Write out all of the records precisely. Skip anything that is a picture.
-- START --
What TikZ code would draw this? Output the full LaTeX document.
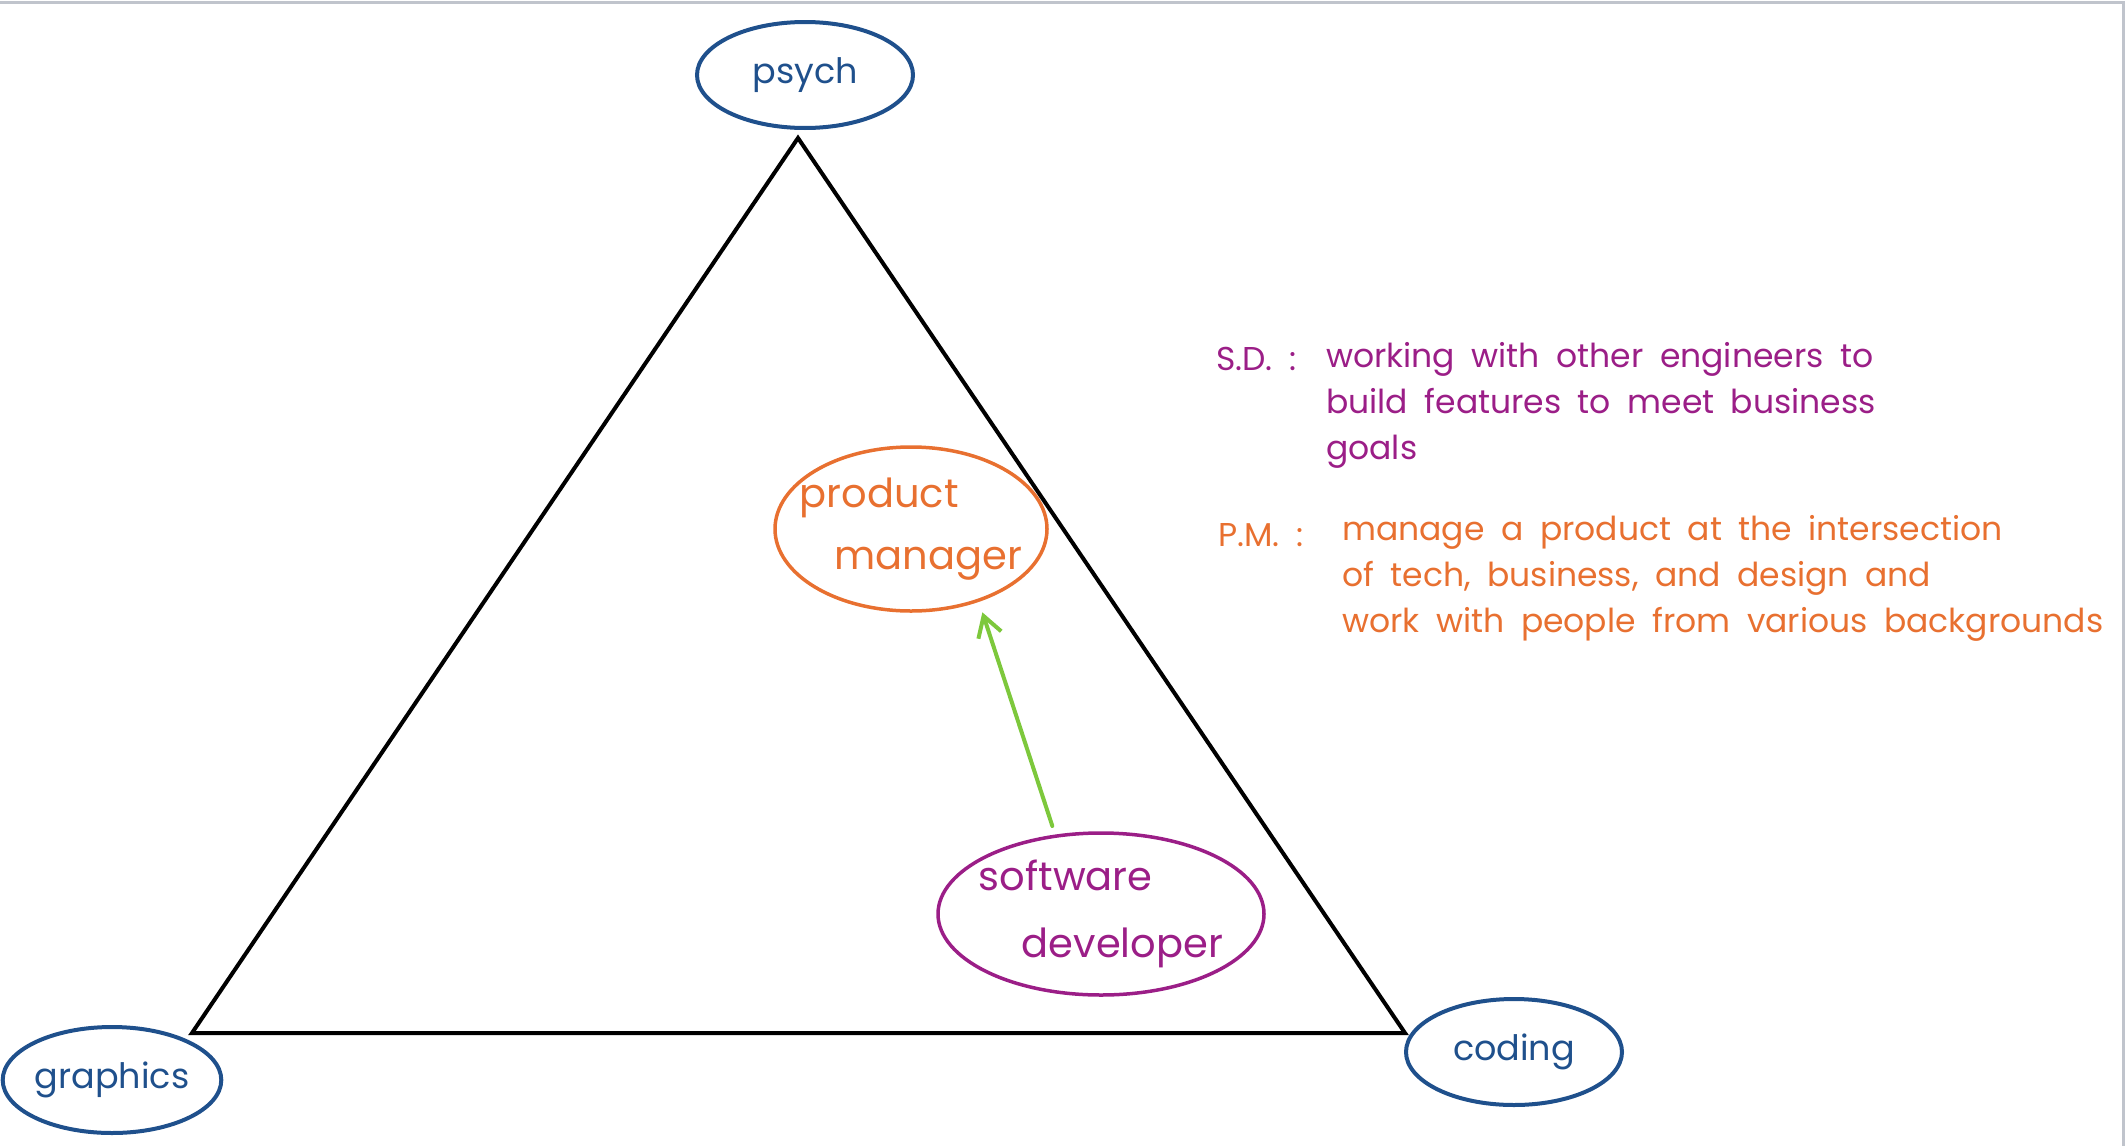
\documentclass[tikz,border=0pt]{standalone}
\usepackage{fontspec}
\setmainfont{Poppins}
\usepackage{tikz}
\usetikzlibrary{shapes.geometric, positioning, arrows.meta}

\definecolor{hubblue}{RGB}{31,80,140}
\definecolor{sdpurple}{RGB}{155,30,135}
\definecolor{pmorange}{RGB}{232,112,48}
\definecolor{pathgreen}{RGB}{125,200,60}
\definecolor{framegray}{RGB}{192,196,204}

\newcommand{\notefont}{\fontsize{33}{46}\selectfont\spaceskip=0.5em plus 0.1em minus 0.1em\relax}

\begin{document}
\begin{tikzpicture}[
        x=1pt, y=-1pt,
        hub/.style={ellipse, draw=hubblue, line width=4pt, text=hubblue, minimum width=216, minimum height=106, inner sep=0pt, font=\fontsize{35}{40}\selectfont},
        role/.style={ellipse, draw=#1, line width=3.5pt, inner sep=0pt},
        rolelabel/.style={text=#1, align=left, inner sep=0pt, font=\fontsize{40}{62}\selectfont},
        note/.style={align=left, inner sep=0pt, font=\notefont},
        triline/.style={line width=4pt, line join=miter},
        careerarrow/.style={-{Straight Barb[length=20pt, width=24pt]}, draw=pathgreen, line width=4pt, line cap=round},
        frame/.style={draw=framegray, line width=3pt}
    ]
    \useasboundingbox (0,0) rectangle (2126,1146);
    \draw[frame] (0,2) -- (2123,2) -- (2123,1146);
%
    % Sommets du triangle
    \node[hub] (psych) at (805,75) {psych};
    \node[hub] (graphics) at (112,1080) {graphics};
    \node[hub] (coding) at (1514,1052) {coding};
%
    \coordinate (apex) at (798,138);
    \coordinate (left) at (192,1033);
    \coordinate (right) at (1405,1033);
    \draw[triline] (apex) -- (left) -- (right) -- cycle;
%
    % Roles
    \node[role=pmorange, minimum width=272, minimum height=164] (pm) at (911,529) {};
    \node[rolelabel=pmorange] (pmtext) at (pm) {product\\\hspace*{35pt}manager};
    \node[role=sdpurple, minimum width=326, minimum height=162] (sd) at (1101,914) {};
    \node[rolelabel=sdpurple, font=\fontsize{40}{67}\selectfont] (sdtext) at (sd) {software\\\hspace*{43pt}developer};
%
    \draw[careerarrow, shorten <=9pt, shorten >=11pt] (sd.120) -- (pm.-47);
%
    % Notes (base = last line)
    \node[note, text=sdpurple, anchor=base west] (sdtag) at (1216,370) {S.D. :};
    \node[note, text=sdpurple, anchor=base west] (sdnote) at (1326,459) {working with other engineers to\\build features to meet business\\goals};
    \node[note, text=pmorange, anchor=base west] (pmtag) at (1218,546) {P.M. :};
    \node[note, text=pmorange, anchor=base west] (pmnote) at (1342,632) {manage a product at the intersection\\of tech, business, and design and\\work with people from various backgrounds};
%
\end{tikzpicture}
\end{document}
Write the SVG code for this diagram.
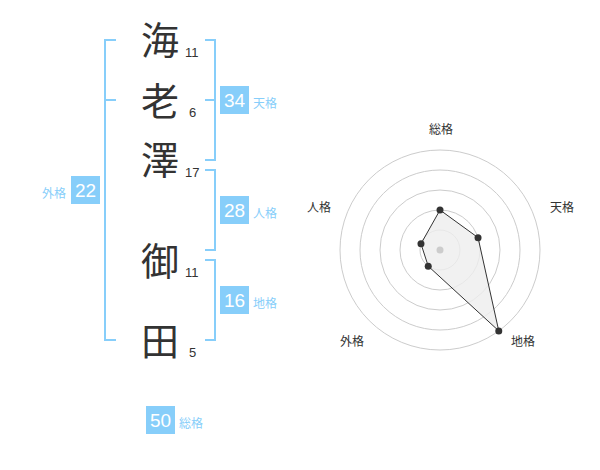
<svg xmlns="http://www.w3.org/2000/svg" width="600" height="470" viewBox="0 0 600 470">
<style>
.kanji{font-family:"Noto Sans CJK JP","Noto Sans CJK SC",sans-serif;font-size:38px;fill:#333;text-anchor:middle}
.stroke{font-family:"Liberation Sans",Arial,sans-serif;font-size:13px;fill:#333}
.br{fill:none;stroke:#87CEFA;stroke-width:2}
.box{fill:#87CEFA}
.num{font-family:"Liberation Sans",Arial,sans-serif;font-size:19px;fill:#fff;text-anchor:middle}
.lbl{font-family:"Noto Sans CJK JP","Noto Sans CJK SC",sans-serif;font-size:12px;fill:#87CEFA}
.grid{fill:none;stroke:#ccc;stroke-width:1}
.axis{font-family:"Noto Sans CJK JP","Noto Sans CJK SC",sans-serif;font-size:12px;fill:#333;text-anchor:middle}
.pt{fill:#333}
</style>
<g id="chars">
<g id="c1"><text class="kanji" x="160" y="54">海</text><text class="stroke" x="185" y="57">11</text></g>
<g id="c2"><text class="kanji" x="160" y="115">老</text><text class="stroke" x="189" y="117">6</text></g>
<g id="c3"><text class="kanji" x="160" y="174">澤</text><text class="stroke" x="185" y="177">17</text></g>
<g id="c4"><text class="kanji" x="160" y="275">御</text><text class="stroke" x="185" y="277">11</text></g>
<g id="c5"><text class="kanji" x="160" y="355">田</text><text class="stroke" x="189" y="357">5</text></g>
</g>
<g id="connectors">
<path class="br" d="M116,40 H105 V340 H116 M105,100 H116"/>
<path class="br" d="M205,40 H215 V160 H205 M205,100 H215"/>
<path class="br" d="M205,170 H215 V250 H205"/>
<path class="br" d="M205,260 H215 V340 H205"/>
</g>
<g id="gaikaku"><rect class="box" x="71" y="176" width="29" height="28"/><text class="num" x="85.5" y="197">22</text><text class="lbl" x="66" y="198" text-anchor="end">外格</text></g>
<g id="tenkaku"><rect class="box" x="220" y="86" width="29" height="28"/><text class="num" x="234.5" y="107">34</text><text class="lbl" x="253" y="108">天格</text></g>
<g id="jinkaku"><rect class="box" x="220" y="196" width="29" height="28"/><text class="num" x="234.5" y="217">28</text><text class="lbl" x="253" y="218">人格</text></g>
<g id="chikaku"><rect class="box" x="220" y="286" width="29" height="28"/><text class="num" x="234.5" y="307">16</text><text class="lbl" x="253" y="308">地格</text></g>
<g id="soukaku"><rect class="box" x="146" y="406" width="29" height="28"/><text class="num" x="160.5" y="427">50</text><text class="lbl" x="179" y="428">総格</text></g>
<g id="radar">
<circle class="grid" cx="440" cy="250" r="20"/>
<circle class="grid" cx="440" cy="250" r="40"/>
<circle class="grid" cx="440" cy="250" r="60"/>
<circle class="grid" cx="440" cy="250" r="80"/>
<circle class="grid" cx="440" cy="250" r="100"/>
<polygon points="440,210 478.04,237.64 498.78,330.9 428.24,266.18 420.98,243.82" fill="#eee" fill-opacity="0.8" stroke="#333" stroke-width="1"/>
<circle cx="440" cy="250" r="3.5" fill="#ccc"/>
<circle class="pt" cx="440" cy="210" r="3.5"/>
<circle class="pt" cx="478.04" cy="237.64" r="3.5"/>
<circle class="pt" cx="498.78" cy="330.9" r="3.5"/>
<circle class="pt" cx="428.24" cy="266.18" r="3.5"/>
<circle class="pt" cx="420.98" cy="243.82" r="3.5"/>
<text class="axis" x="441" y="134">総格</text>
<text class="axis" x="562" y="212">天格</text>
<text class="axis" x="523" y="346">地格</text>
<text class="axis" x="352" y="346">外格</text>
<text class="axis" x="319" y="212">人格</text>
</g>
</svg>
-- END --
• _The response_
What TikZ code would draw this? Output the full LaTeX document.
\documentclass[tikz,border=0pt]{standalone}
\usepackage{fontspec}
\setmainfont{Poppins}
\usepackage{tikz}
\usetikzlibrary{shapes.geometric, positioning, arrows.meta}

\definecolor{hubblue}{RGB}{31,80,140}
\definecolor{sdpurple}{RGB}{155,30,135}
\definecolor{pmorange}{RGB}{232,112,48}
\definecolor{pathgreen}{RGB}{125,200,60}
\definecolor{framegray}{RGB}{192,196,204}

\newcommand{\notefont}{\fontsize{33}{46}\selectfont\spaceskip=0.5em plus 0.1em minus 0.1em\relax}

\begin{document}
\begin{tikzpicture}[
        x=1pt, y=-1pt,
        hub/.style={ellipse, draw=hubblue, line width=4pt, text=hubblue, minimum width=216, minimum height=106, inner sep=0pt, font=\fontsize{35}{40}\selectfont},
        role/.style={ellipse, draw=#1, line width=3.5pt, inner sep=0pt},
        rolelabel/.style={text=#1, align=left, inner sep=0pt, font=\fontsize{40}{62}\selectfont},
        note/.style={align=left, inner sep=0pt, font=\notefont},
        triline/.style={line width=4pt, line join=miter},
        careerarrow/.style={-{Straight Barb[length=20pt, width=24pt]}, draw=pathgreen, line width=4pt, line cap=round},
        frame/.style={draw=framegray, line width=3pt}
    ]
    \useasboundingbox (0,0) rectangle (2126,1146);
    \draw[frame] (0,2) -- (2123,2) -- (2123,1146);
%
    % Sommets du triangle
    \node[hub] (psych) at (805,75) {psych};
    \node[hub] (graphics) at (112,1080) {graphics};
    \node[hub] (coding) at (1514,1052) {coding};
%
    \coordinate (apex) at (798,138);
    \coordinate (left) at (192,1033);
    \coordinate (right) at (1405,1033);
    \draw[triline] (apex) -- (left) -- (right) -- cycle;
%
    % Roles
    \node[role=pmorange, minimum width=272, minimum height=164] (pm) at (911,529) {};
    \node[rolelabel=pmorange] (pmtext) at (pm) {product\\\hspace*{35pt}manager};
    \node[role=sdpurple, minimum width=326, minimum height=162] (sd) at (1101,914) {};
    \node[rolelabel=sdpurple, font=\fontsize{40}{67}\selectfont] (sdtext) at (sd) {software\\\hspace*{43pt}developer};
%
    \draw[careerarrow, shorten <=9pt, shorten >=11pt] (sd.120) -- (pm.-47);
%
    % Notes (base = last line)
    \node[note, text=sdpurple, anchor=base west] (sdtag) at (1216,370) {S.D. :};
    \node[note, text=sdpurple, anchor=base west] (sdnote) at (1326,459) {working with other engineers to\\build features to meet business\\goals};
    \node[note, text=pmorange, anchor=base west] (pmtag) at (1218,546) {P.M. :};
    \node[note, text=pmorange, anchor=base west] (pmnote) at (1342,632) {manage a product at the intersection\\of tech, business, and design and\\work with people from various backgrounds};
%
\end{tikzpicture}
\end{document}
Write the SVG code for this diagram.
<svg xmlns="http://www.w3.org/2000/svg" width="600" height="470" viewBox="0 0 600 470">
<style>
.kanji{font-family:"Noto Sans CJK JP","Noto Sans CJK SC",sans-serif;font-size:38px;fill:#333;text-anchor:middle}
.stroke{font-family:"Liberation Sans",Arial,sans-serif;font-size:13px;fill:#333}
.br{fill:none;stroke:#87CEFA;stroke-width:2}
.box{fill:#87CEFA}
.num{font-family:"Liberation Sans",Arial,sans-serif;font-size:19px;fill:#fff;text-anchor:middle}
.lbl{font-family:"Noto Sans CJK JP","Noto Sans CJK SC",sans-serif;font-size:12px;fill:#87CEFA}
.grid{fill:none;stroke:#ccc;stroke-width:1}
.axis{font-family:"Noto Sans CJK JP","Noto Sans CJK SC",sans-serif;font-size:12px;fill:#333;text-anchor:middle}
.pt{fill:#333}
</style>
<g id="chars">
<g id="c1"><text class="kanji" x="160" y="54">海</text><text class="stroke" x="185" y="57">11</text></g>
<g id="c2"><text class="kanji" x="160" y="115">老</text><text class="stroke" x="189" y="117">6</text></g>
<g id="c3"><text class="kanji" x="160" y="174">澤</text><text class="stroke" x="185" y="177">17</text></g>
<g id="c4"><text class="kanji" x="160" y="275">御</text><text class="stroke" x="185" y="277">11</text></g>
<g id="c5"><text class="kanji" x="160" y="355">田</text><text class="stroke" x="189" y="357">5</text></g>
</g>
<g id="connectors">
<path class="br" d="M116,40 H105 V340 H116 M105,100 H116"/>
<path class="br" d="M205,40 H215 V160 H205 M205,100 H215"/>
<path class="br" d="M205,170 H215 V250 H205"/>
<path class="br" d="M205,260 H215 V340 H205"/>
</g>
<g id="gaikaku"><rect class="box" x="71" y="176" width="29" height="28"/><text class="num" x="85.5" y="197">22</text><text class="lbl" x="66" y="198" text-anchor="end">外格</text></g>
<g id="tenkaku"><rect class="box" x="220" y="86" width="29" height="28"/><text class="num" x="234.5" y="107">34</text><text class="lbl" x="253" y="108">天格</text></g>
<g id="jinkaku"><rect class="box" x="220" y="196" width="29" height="28"/><text class="num" x="234.5" y="217">28</text><text class="lbl" x="253" y="218">人格</text></g>
<g id="chikaku"><rect class="box" x="220" y="286" width="29" height="28"/><text class="num" x="234.5" y="307">16</text><text class="lbl" x="253" y="308">地格</text></g>
<g id="soukaku"><rect class="box" x="146" y="406" width="29" height="28"/><text class="num" x="160.5" y="427">50</text><text class="lbl" x="179" y="428">総格</text></g>
<g id="radar">
<circle class="grid" cx="440" cy="250" r="20"/>
<circle class="grid" cx="440" cy="250" r="40"/>
<circle class="grid" cx="440" cy="250" r="60"/>
<circle class="grid" cx="440" cy="250" r="80"/>
<circle class="grid" cx="440" cy="250" r="100"/>
<polygon points="440,210 478.04,237.64 498.78,330.9 428.24,266.18 420.98,243.82" fill="#eee" fill-opacity="0.8" stroke="#333" stroke-width="1"/>
<circle cx="440" cy="250" r="3.5" fill="#ccc"/>
<circle class="pt" cx="440" cy="210" r="3.5"/>
<circle class="pt" cx="478.04" cy="237.64" r="3.5"/>
<circle class="pt" cx="498.78" cy="330.9" r="3.5"/>
<circle class="pt" cx="428.24" cy="266.18" r="3.5"/>
<circle class="pt" cx="420.98" cy="243.82" r="3.5"/>
<text class="axis" x="441" y="134">総格</text>
<text class="axis" x="562" y="212">天格</text>
<text class="axis" x="523" y="346">地格</text>
<text class="axis" x="352" y="346">外格</text>
<text class="axis" x="319" y="212">人格</text>
</g>
</svg>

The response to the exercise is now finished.